Items listed in a dataset:
++++++++++++++++++++

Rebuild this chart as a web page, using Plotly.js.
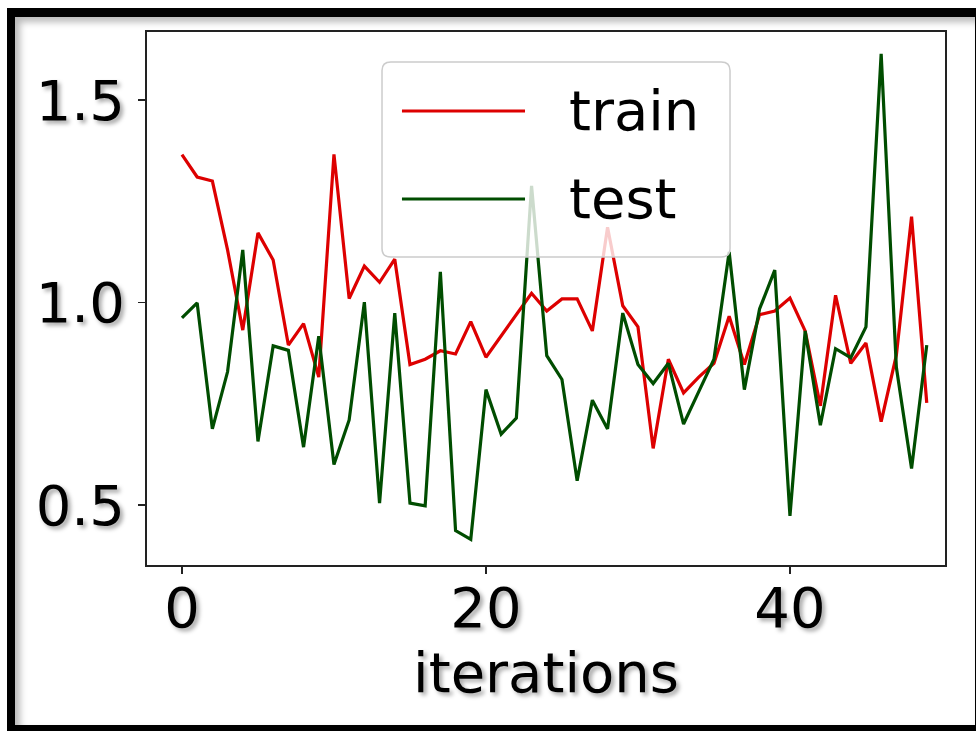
<!DOCTYPE html>
<html>
<head>
<meta charset="utf-8">
<script src="https://cdn.plot.ly/plotly-3.0.1.min.js"></script>
<style>
  html, body { margin: 0; padding: 0; background: #ffffff; }
  #chart { position: absolute; left: 0; top: 0; width: 976px; height: 731px; }
  #frame {
    position: absolute; left: 7px; top: 8px; width: 960px; height: 708px;
    border-style: solid; border-color: #000;
    border-width: 9px 9px 6px 8px;
    box-shadow: inset 5px 5px 7px rgba(0,0,0,0.28);
    pointer-events: none;
  }
</style>
</head>
<body>
<div id="chart"></div>
<div id="frame"></div>
<script>
const iterations = Array.from({length: 50}, (_, i) => i);
const trainLoss = [1.365, 1.31, 1.30, 1.13, 0.932, 1.172, 1.105, 0.895, 0.948, 0.816,
                   1.366, 1.01, 1.09, 1.05, 1.107, 0.847, 0.86, 0.881, 0.873, 0.953,
                   0.865, 0.918, 0.972, 1.023, 0.979, 1.009, 1.009, 0.93, 1.186, 0.992,
                   0.94, 0.64, 0.86, 0.777, 0.816, 0.85, 0.966, 0.847, 0.97, 0.979,
                   1.011, 0.93, 0.745, 1.018, 0.85, 0.90, 0.706, 0.87, 1.212, 0.752];
const testLoss = [0.962, 0.999, 0.688, 0.829, 1.13, 0.657, 0.893, 0.882, 0.643, 0.917,
                  0.60, 0.71, 1.001, 0.505, 0.974, 0.505, 0.498, 1.076, 0.437, 0.415,
                  0.785, 0.675, 0.715, 1.288, 0.869, 0.81, 0.56, 0.759, 0.688, 0.974,
                  0.847, 0.80, 0.85, 0.70, 0.78, 0.86, 1.125, 0.785, 0.984, 1.08,
                  0.473, 0.93, 0.697, 0.886, 0.864, 0.94, 1.614, 0.84, 0.59, 0.895];
const seriesNames = ['train', 'test'];
const seriesColors = ['#dd0000', '#004d00'];
const xTicks = [0, 20, 40];
const yTicks = [0.5, 1.0, 1.5];
const yTickLabels = ['0.5', '1.0', '1.5'];

const FONT = 'DejaVu Sans, sans-serif';
const SHADOW = '3px 3px 4px rgba(0,0,0,0.35)';

const traces = [
  {x: iterations, y: trainLoss, name: seriesNames[0], type: 'scatter', mode: 'lines',
   line: {color: seriesColors[0], width: 3.2}},
  {x: iterations, y: testLoss, name: seriesNames[1], type: 'scatter', mode: 'lines',
   line: {color: seriesColors[1], width: 3.2}}
];

// legend box (paper coordinates)
const bx0 = 0.2945, bx1 = 0.7306, by0 = 0.5779, by1 = 0.9437, rx = 0.011, ry = 0.016;
const boxPath = `M ${bx0+rx},${by0} L ${bx1-rx},${by0} Q ${bx1},${by0} ${bx1},${by0+ry} ` +
  `L ${bx1},${by1-ry} Q ${bx1},${by1} ${bx1-rx},${by1} L ${bx0+rx},${by1} ` +
  `Q ${bx0},${by1} ${bx0},${by1-ry} L ${bx0},${by0+ry} Q ${bx0},${by0} ${bx0+rx},${by0} Z`;
const legendY = [0.8518, 0.6867];

const shapes = [
  {type: 'path', xref: 'paper', yref: 'paper', path: boxPath, layer: 'above',
   fillcolor: 'rgba(255,255,255,0.8)', line: {color: '#cccccc', width: 1.5}}
];
const annotations = [];
seriesNames.forEach((nm, k) => {
  shapes.push({type: 'line', xref: 'paper', yref: 'paper', layer: 'above',
    x0: 0.3195, x1: 0.4737, y0: legendY[k], y1: legendY[k],
    line: {color: seriesColors[k], width: 3.2}});
  annotations.push({xref: 'paper', yref: 'paper', x: 0.526, y: legendY[k],
    xanchor: 'left', yanchor: 'middle', showarrow: false, text: nm,
    font: {family: FONT, size: 56, color: '#000'}});
});

const layout = {
  width: 976, height: 731,
  margin: {l: 147, r: 31, t: 32, b: 166},
  paper_bgcolor: 'rgba(0,0,0,0)', plot_bgcolor: '#ffffff',
  showlegend: false,
  xaxis: {
    range: [-2.3, 50.2], tickvals: xTicks, ticktext: xTicks.map(String),
    showgrid: false, zeroline: false,
    showline: true, mirror: true, linecolor: '#222', linewidth: 2,
    ticks: 'outside', ticklen: 7, tickwidth: 1.5, tickcolor: '#222',
    ticklabelstandoff: -14,
    tickfont: {family: FONT, size: 56, color: '#000', shadow: SHADOW},
    title: {text: 'iterations', standoff: 4,
            font: {family: FONT, size: 56, color: '#000', shadow: SHADOW}}
  },
  yaxis: {
    range: [0.352, 1.668], tickvals: yTicks, ticktext: yTickLabels,
    showgrid: false, zeroline: false,
    showline: true, mirror: true, linecolor: '#222', linewidth: 2,
    ticks: 'outside', ticklen: 7, tickwidth: 1.5, tickcolor: '#222',
    ticklabelstandoff: 2,
    tickfont: {family: FONT, size: 56, color: '#000', shadow: SHADOW}
  },
  shapes: shapes,
  annotations: annotations
};

Plotly.newPlot('chart', traces, layout, {displayModeBar: false, staticPlot: true});
</script>
</body>
</html>
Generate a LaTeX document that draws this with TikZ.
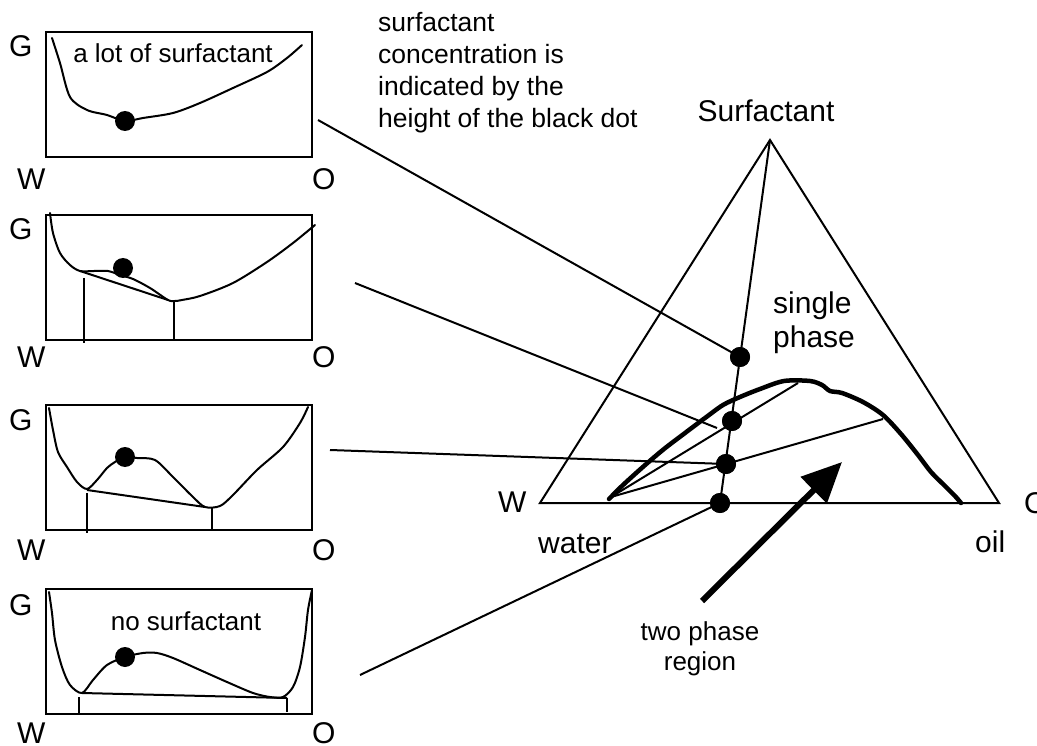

++++++++++++++++++++

▸ Direction: From the first line of the entries above down to the line holding "const SHADOW = '3px", quote each line exactly and nothing else, skipping pictures.

▸ Answer to the exercise:
Rebuild this chart as a web page, using Plotly.js.
<!DOCTYPE html>
<html>
<head>
<meta charset="utf-8">
<script src="https://cdn.plot.ly/plotly-3.0.1.min.js"></script>
<style>
  html, body { margin: 0; padding: 0; background: #ffffff; }
  #chart { position: absolute; left: 0; top: 0; width: 976px; height: 731px; }
  #frame {
    position: absolute; left: 7px; top: 8px; width: 960px; height: 708px;
    border-style: solid; border-color: #000;
    border-width: 9px 9px 6px 8px;
    box-shadow: inset 5px 5px 7px rgba(0,0,0,0.28);
    pointer-events: none;
  }
</style>
</head>
<body>
<div id="chart"></div>
<div id="frame"></div>
<script>
const iterations = Array.from({length: 50}, (_, i) => i);
const trainLoss = [1.365, 1.31, 1.30, 1.13, 0.932, 1.172, 1.105, 0.895, 0.948, 0.816,
                   1.366, 1.01, 1.09, 1.05, 1.107, 0.847, 0.86, 0.881, 0.873, 0.953,
                   0.865, 0.918, 0.972, 1.023, 0.979, 1.009, 1.009, 0.93, 1.186, 0.992,
                   0.94, 0.64, 0.86, 0.777, 0.816, 0.85, 0.966, 0.847, 0.97, 0.979,
                   1.011, 0.93, 0.745, 1.018, 0.85, 0.90, 0.706, 0.87, 1.212, 0.752];
const testLoss = [0.962, 0.999, 0.688, 0.829, 1.13, 0.657, 0.893, 0.882, 0.643, 0.917,
                  0.60, 0.71, 1.001, 0.505, 0.974, 0.505, 0.498, 1.076, 0.437, 0.415,
                  0.785, 0.675, 0.715, 1.288, 0.869, 0.81, 0.56, 0.759, 0.688, 0.974,
                  0.847, 0.80, 0.85, 0.70, 0.78, 0.86, 1.125, 0.785, 0.984, 1.08,
                  0.473, 0.93, 0.697, 0.886, 0.864, 0.94, 1.614, 0.84, 0.59, 0.895];
const seriesNames = ['train', 'test'];
const seriesColors = ['#dd0000', '#004d00'];
const xTicks = [0, 20, 40];
const yTicks = [0.5, 1.0, 1.5];
const yTickLabels = ['0.5', '1.0', '1.5'];

const FONT = 'DejaVu Sans, sans-serif';
const SHADOW = '3px 3px 4px rgba(0,0,0,0.35)';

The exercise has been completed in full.